Quería saber qué impulsa a una persona a beber, y qué le hace la bebida a esa persona. Quería saber por qué beben los escritores y qué efecto tiene este caldo de licores
Para muestra, un botón en forma de perlas engarzadas: “El parque de atracciones estaba abierto y oí algunas risas procedentes de allí”, escribe John Cheever rememorando un episodio de su niñez. “Un grupo de gente miraba la montaña rusa desde la que mi padre, agitando una botella de cerveza, amenazaba con tirarse. Cuando finalmente lo bajaron, lo cogí por el brazo y dije papá, no deberías hacerme esto, no durante mis años de formación. No sé de dónde saqué esa expresión. Probablemente de alguna columna sindicada sobre la adolescencia. Él estaba demasiado bebido para albergar ningún remordimiento. No dijimos nada de camino a casa y se fue a la cama sin cenar. Yo también. Lo comento porque un ‘clínico’, cuando le conté todo esto, soltó una risita”.
Botella sin fondo
A Cheever le debemos El nadador, uno de los mejores relatos jamás escritos y que, en palabras de Olivia Laing, “captura en su extraña comprensión el arco entero de la vida de un alcohólico y era esa trayectoria la que yo quería seguir. Quería saber qué impulsa a una persona a beber, y qué le hace la bebida a esa persona. Más concretamente, quería saber por qué beben los escritores y qué efecto tiene este caldo de licores en la propia literatura”.

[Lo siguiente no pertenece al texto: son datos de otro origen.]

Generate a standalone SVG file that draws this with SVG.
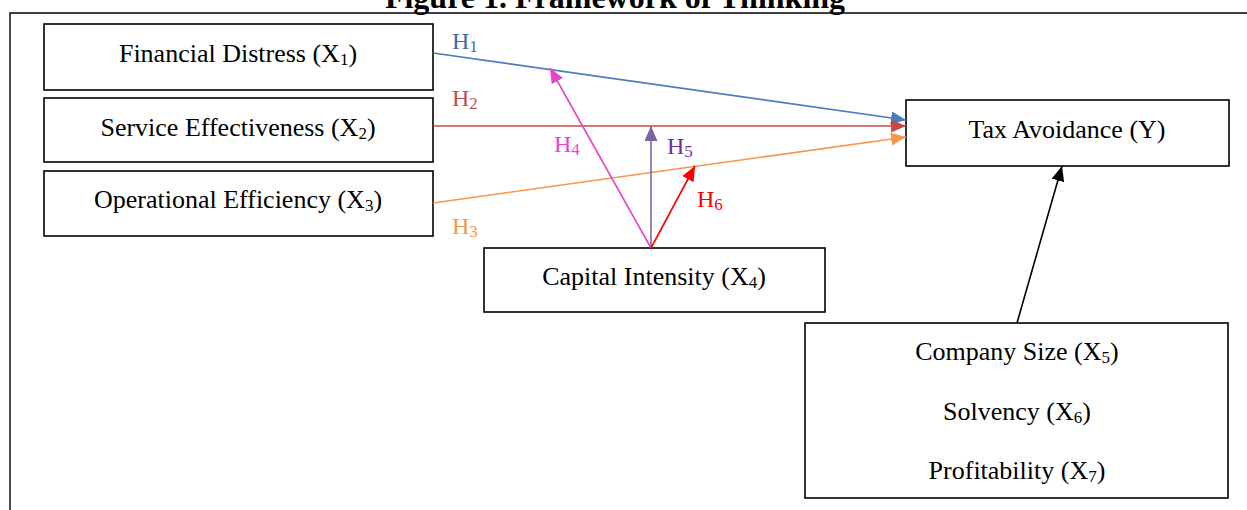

El caso es que no hay fondo en esta botella. Sin salir de los bordes de los Estados Unidos y del pasado siglo, más o menos contemporáneos del club de los seis ‘privetas’ muertos, destacan un incontable hatajo de ilustres escritores cuya vida destrozó el alcohol. William Faulkner, Tennessee Williams, Jean Rhys, Dylan Thomas, Patricia Highsmith, Charles Bukowski, Marguerite Duras, Malcolm Lowry, Hart Crane, Dorothy Parker, Jack London, Elizabeth Bishop, Edgard Allan Poe, Anne Sexton, Raymond Chandler…
O Truman Capote, quien, con aquella mítica autodefinición suya, “Soy alcohólico. Soy drogadicto. Soy homosexual. Soy un genio”, dejaba claro a su parroquia que, en cuestiones ‘etilicoliterarias’, estaba más que dispuesto a encabezar el ránking de los borrachos-sobradamente-conocidos antes que el de enrolarse en las filas de los alcohólicos anónimos. Capote falleció en 1984 por problemas hepáticos.
Alcoholismo en doce pasos
Hunter S. Thompson, otro que tal bailaba (y bebía). El autor de Miedo y asco en Las Vegas confesó una vez: “No recomiendo el abuso del alcohol, de las drogas o de la locura; pero en mi caso han funcionado”. Thompson se descerrajó un tiro en la cabeza, a la manera de Hemingway, en 2005. El suyo fue un final desastroso. Aunque no mucho peor que el de Jack Kerouac, fallecido a los 47 años por culpa de una hemorragia interna, resultado de su alcoholismo. El autor de En el camino afirmó en cierta ocasión: “Soy católico. No puedo cometer suicidio, pero planeo beber hasta matarme”. Es más que seguro que todos ellos siguieran a rajatabla el consejo que San ‘Papa’ Hemingway daba a sus discípulos: “¡Escribe borracho! ¡Corrige sobrio!”.
El segundo de Los Doce Pasos de Alcohólicos Anónimos (que se incluyen en el libro a modo de brillante epílogo) sostiene que “llegamos a creer que un Poder superior a nosotros mismos podría devolvernos el sano juicio”. El libro de Olivia Laing nos deja bastante claro que ese Poder puede emanar de una religión repleta de ángeles caídos cuyo nombre es Literatura y se sostiene sobre diez mandamientos escritos con renglones torcidos.